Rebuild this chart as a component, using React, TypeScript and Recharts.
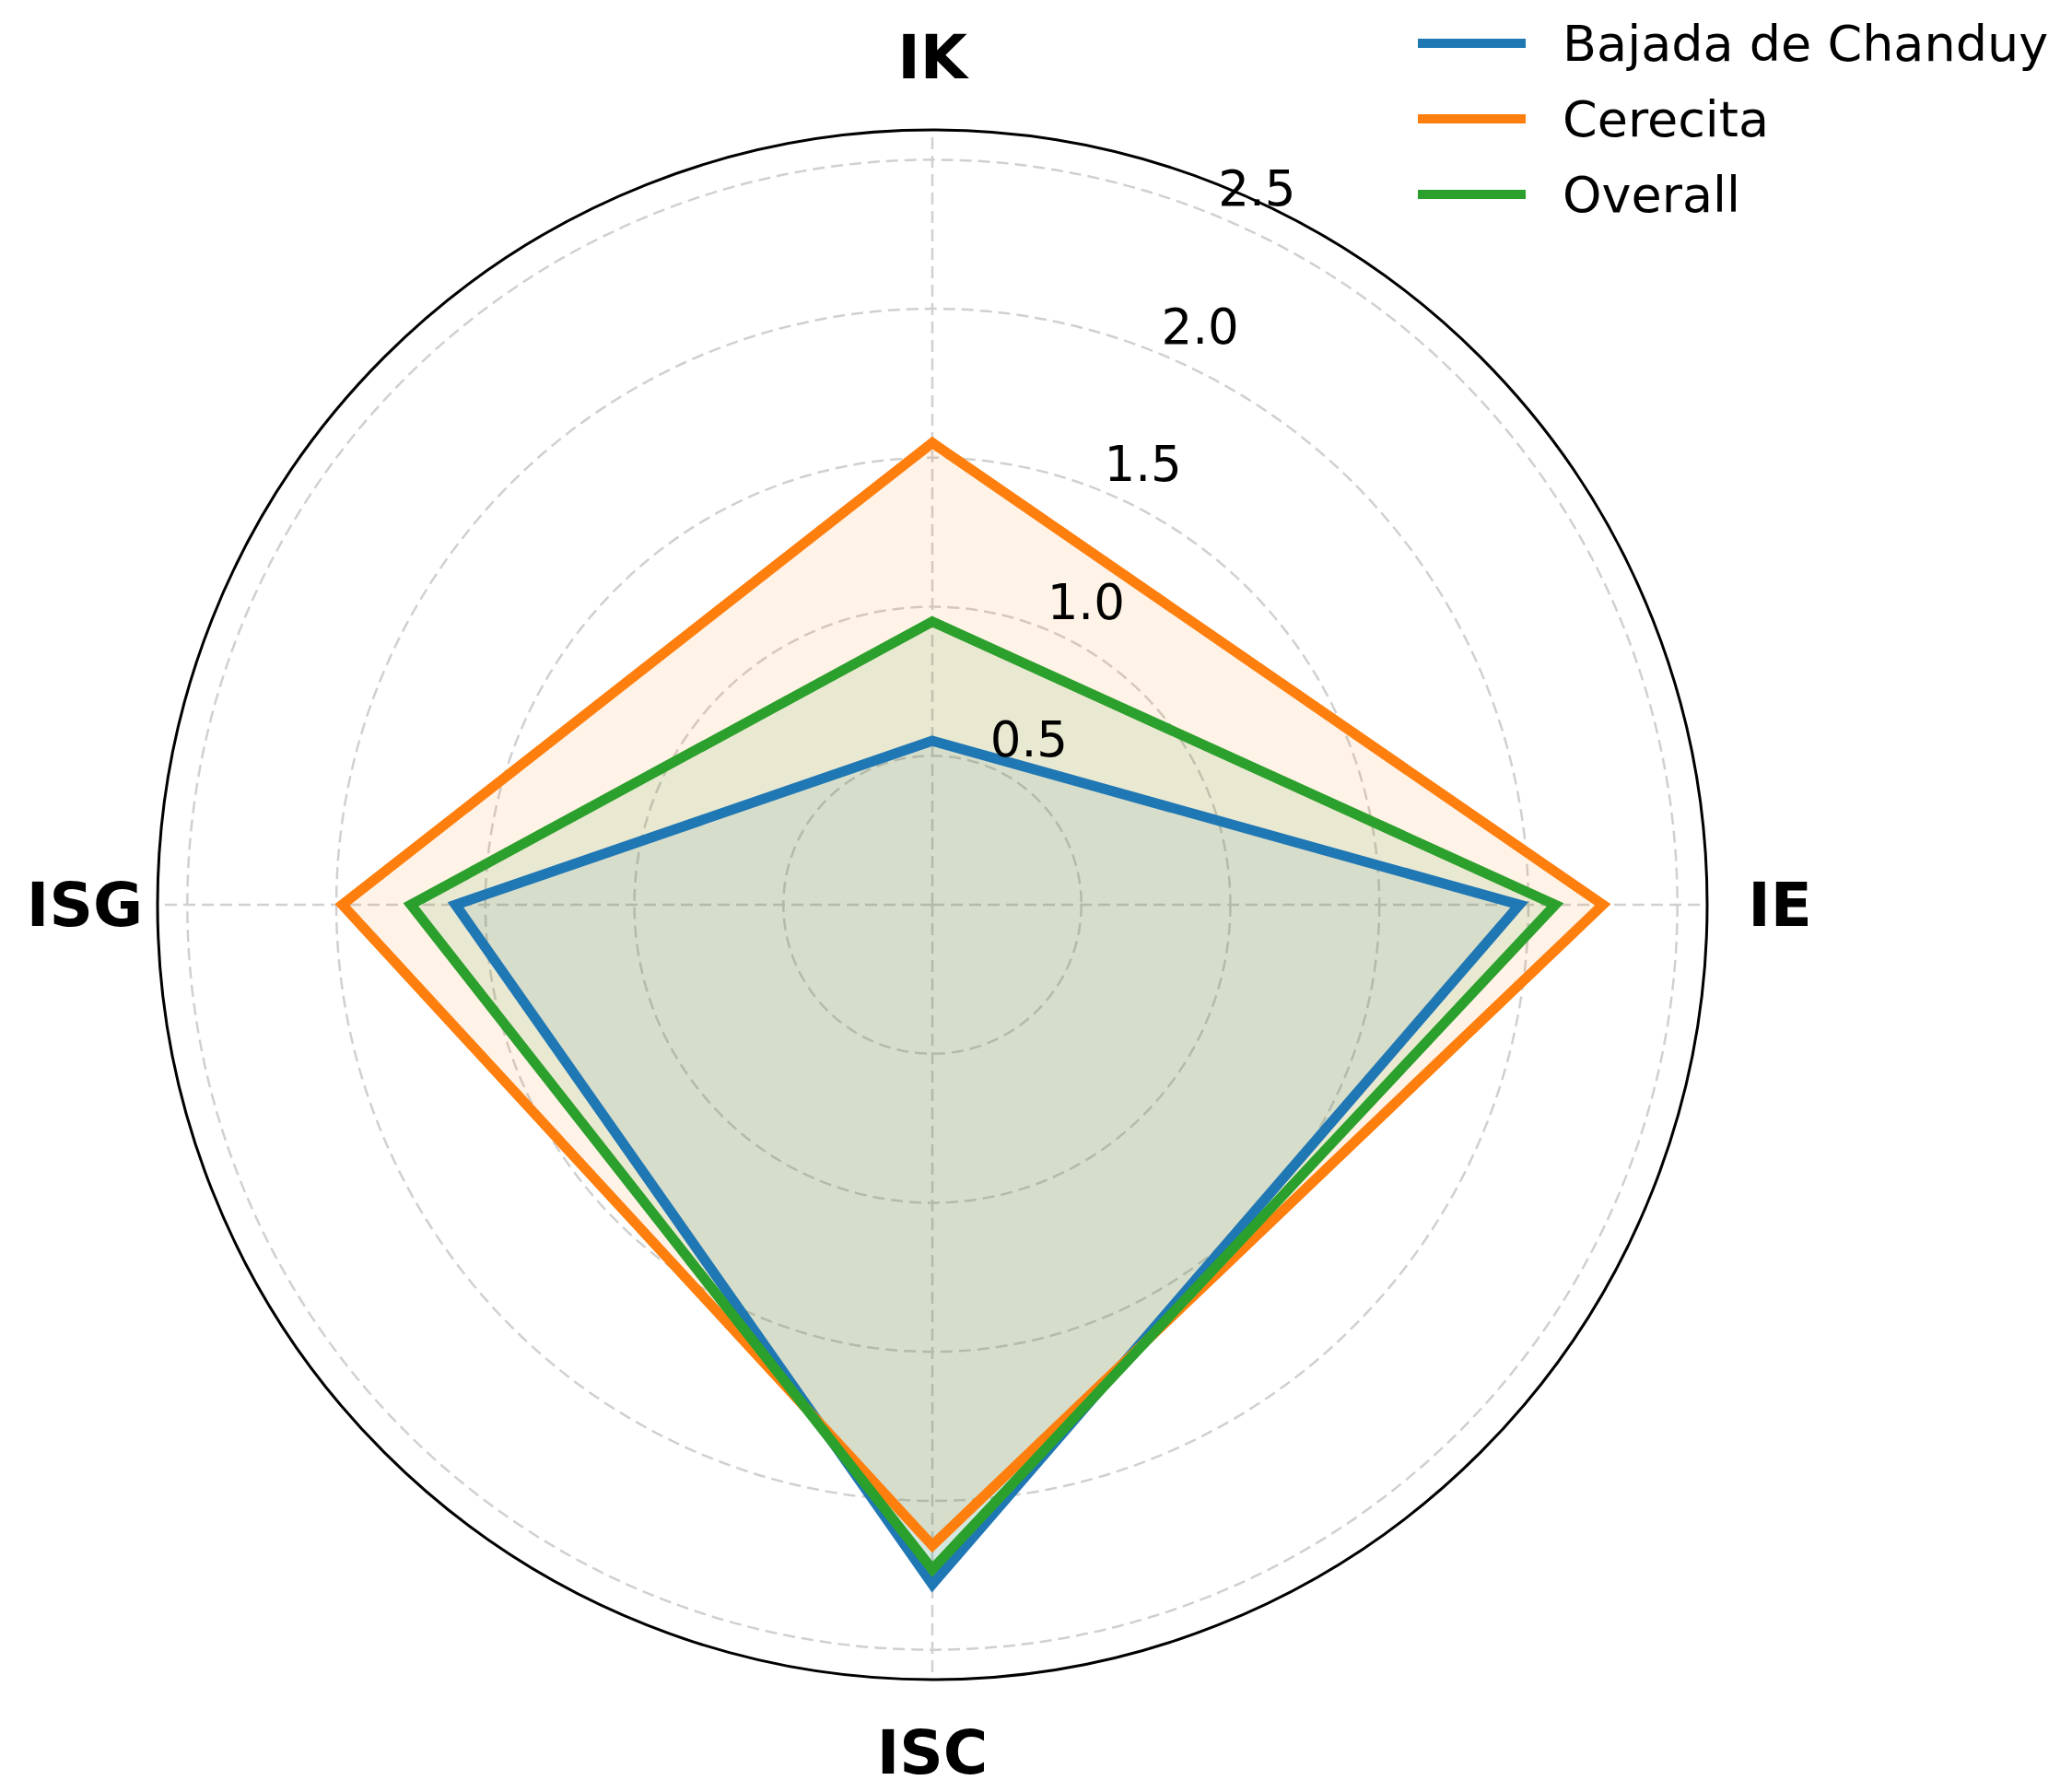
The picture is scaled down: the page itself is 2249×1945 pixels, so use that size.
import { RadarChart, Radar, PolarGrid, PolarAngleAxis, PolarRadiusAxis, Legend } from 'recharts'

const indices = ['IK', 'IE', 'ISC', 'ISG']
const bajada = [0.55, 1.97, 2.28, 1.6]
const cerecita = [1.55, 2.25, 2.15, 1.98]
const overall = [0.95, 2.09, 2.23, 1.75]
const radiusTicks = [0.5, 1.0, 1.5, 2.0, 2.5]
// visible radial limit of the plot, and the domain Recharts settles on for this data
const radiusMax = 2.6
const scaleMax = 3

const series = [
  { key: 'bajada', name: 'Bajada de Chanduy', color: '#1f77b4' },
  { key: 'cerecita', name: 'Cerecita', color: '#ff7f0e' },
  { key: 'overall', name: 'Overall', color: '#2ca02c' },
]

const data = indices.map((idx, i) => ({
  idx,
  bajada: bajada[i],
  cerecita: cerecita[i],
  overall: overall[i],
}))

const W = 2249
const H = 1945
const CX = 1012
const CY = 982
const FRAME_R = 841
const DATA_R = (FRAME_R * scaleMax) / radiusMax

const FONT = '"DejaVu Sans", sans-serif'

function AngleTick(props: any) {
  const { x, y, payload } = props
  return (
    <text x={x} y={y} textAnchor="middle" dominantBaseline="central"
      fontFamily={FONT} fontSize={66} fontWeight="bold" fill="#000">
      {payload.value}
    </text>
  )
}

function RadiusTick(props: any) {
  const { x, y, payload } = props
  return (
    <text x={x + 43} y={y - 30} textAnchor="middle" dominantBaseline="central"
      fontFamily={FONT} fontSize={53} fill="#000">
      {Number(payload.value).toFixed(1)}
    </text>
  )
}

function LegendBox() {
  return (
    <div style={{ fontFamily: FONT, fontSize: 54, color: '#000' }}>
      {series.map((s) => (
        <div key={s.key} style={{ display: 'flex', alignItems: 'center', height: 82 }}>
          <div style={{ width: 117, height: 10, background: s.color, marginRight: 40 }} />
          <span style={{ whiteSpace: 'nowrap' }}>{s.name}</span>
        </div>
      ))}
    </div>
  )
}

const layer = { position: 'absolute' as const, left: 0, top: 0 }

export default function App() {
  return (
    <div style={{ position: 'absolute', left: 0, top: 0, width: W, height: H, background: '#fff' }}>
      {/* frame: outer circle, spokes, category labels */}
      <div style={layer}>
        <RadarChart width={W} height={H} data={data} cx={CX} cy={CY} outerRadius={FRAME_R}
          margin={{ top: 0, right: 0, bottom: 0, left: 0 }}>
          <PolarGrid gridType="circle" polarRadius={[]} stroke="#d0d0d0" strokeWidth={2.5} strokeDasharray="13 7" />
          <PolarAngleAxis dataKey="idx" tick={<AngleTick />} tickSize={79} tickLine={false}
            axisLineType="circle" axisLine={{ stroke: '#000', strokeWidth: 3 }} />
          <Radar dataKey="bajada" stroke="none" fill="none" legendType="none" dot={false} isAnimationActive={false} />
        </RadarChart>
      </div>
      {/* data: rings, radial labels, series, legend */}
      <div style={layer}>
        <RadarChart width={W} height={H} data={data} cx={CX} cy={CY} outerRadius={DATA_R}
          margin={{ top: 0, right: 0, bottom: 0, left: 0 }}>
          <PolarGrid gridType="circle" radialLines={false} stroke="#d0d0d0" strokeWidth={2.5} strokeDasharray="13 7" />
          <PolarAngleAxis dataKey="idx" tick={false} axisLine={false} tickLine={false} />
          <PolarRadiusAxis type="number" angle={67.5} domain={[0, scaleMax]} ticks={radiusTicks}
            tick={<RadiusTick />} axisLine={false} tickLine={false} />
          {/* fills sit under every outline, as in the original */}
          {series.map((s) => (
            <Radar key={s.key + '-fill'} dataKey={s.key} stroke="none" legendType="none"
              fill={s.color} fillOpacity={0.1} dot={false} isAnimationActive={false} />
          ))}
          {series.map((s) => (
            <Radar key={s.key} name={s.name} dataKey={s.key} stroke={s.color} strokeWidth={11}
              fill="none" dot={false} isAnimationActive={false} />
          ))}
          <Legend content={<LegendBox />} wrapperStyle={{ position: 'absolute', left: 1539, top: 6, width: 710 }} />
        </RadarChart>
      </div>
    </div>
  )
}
* * *
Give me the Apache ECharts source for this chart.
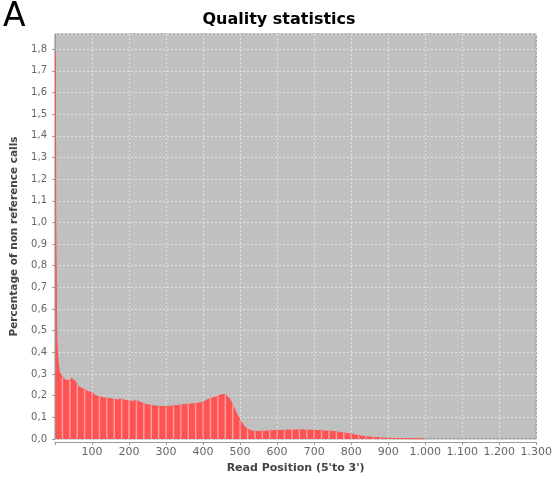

- _Task details_
From the line that contains "The picture is" through the line that contains "PolarAngleAxis, PolarRadiusAxis, Legend", reproduce every line exactly, both end lines included.

- _Final result_
The picture is scaled down: the page itself is 2249×1945 pixels, so use that size.
import { RadarChart, Radar, PolarGrid, PolarAngleAxis, PolarRadiusAxis, Legend } from 'recharts'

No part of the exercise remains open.